Les enfants adultes peuvent commencer leur propre éducation financière en lisant les actualités, en écoutant des émissions balados reconnues et en recherchant des conseils d’experts, affirme Mme Lam.

Bien avant qu’une succession ne leur tombe entre les mains, ils peuvent gagner en confiance en matière d’investissement, de gestion des dettes et de santé financière en général.

Cette confiance, selon Mme Lam, peut aider à atténuer une partie de l’anxiété ressentie par les héritiers qui se retrouvent soudainement à devoir gérer de grosses sommes d’argent.

Mme McLennan abonde dans son sens.

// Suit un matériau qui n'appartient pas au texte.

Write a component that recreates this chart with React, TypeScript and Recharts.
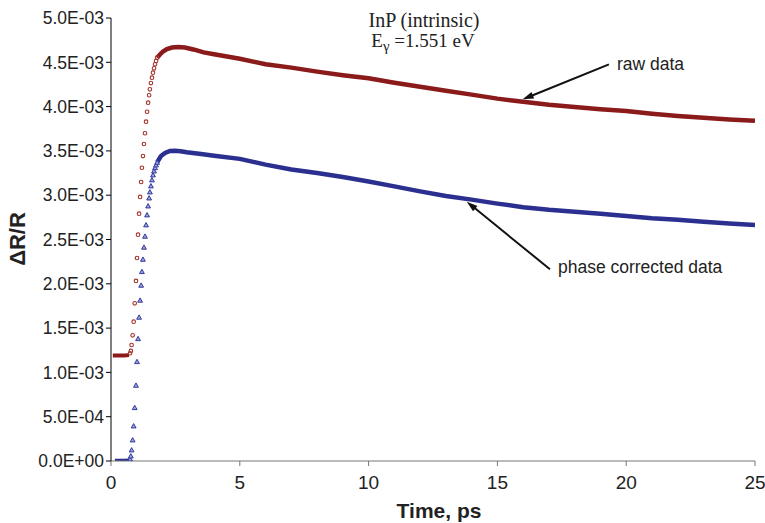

Les enfants adultes reconnaissent la responsabilité du cadeau qui leur a été offert, qui peut avoir un impact sur le reste de la famille, sur une entreprise et sur leur communauté.

« Il y a un peu une crainte : “et si je prends la mauvaise décision ? Et si j’investis et que les marchés baissent ?” », dit Mme McLennan.

« Je pense qu’il y a parfois beaucoup d’inquiétude à propos de ce rôle de gestion. La plupart des enfants veulent réaliser les souhaits de leurs parents. Et ils veulent s’assurer qu’ils le font bien », dit-elle.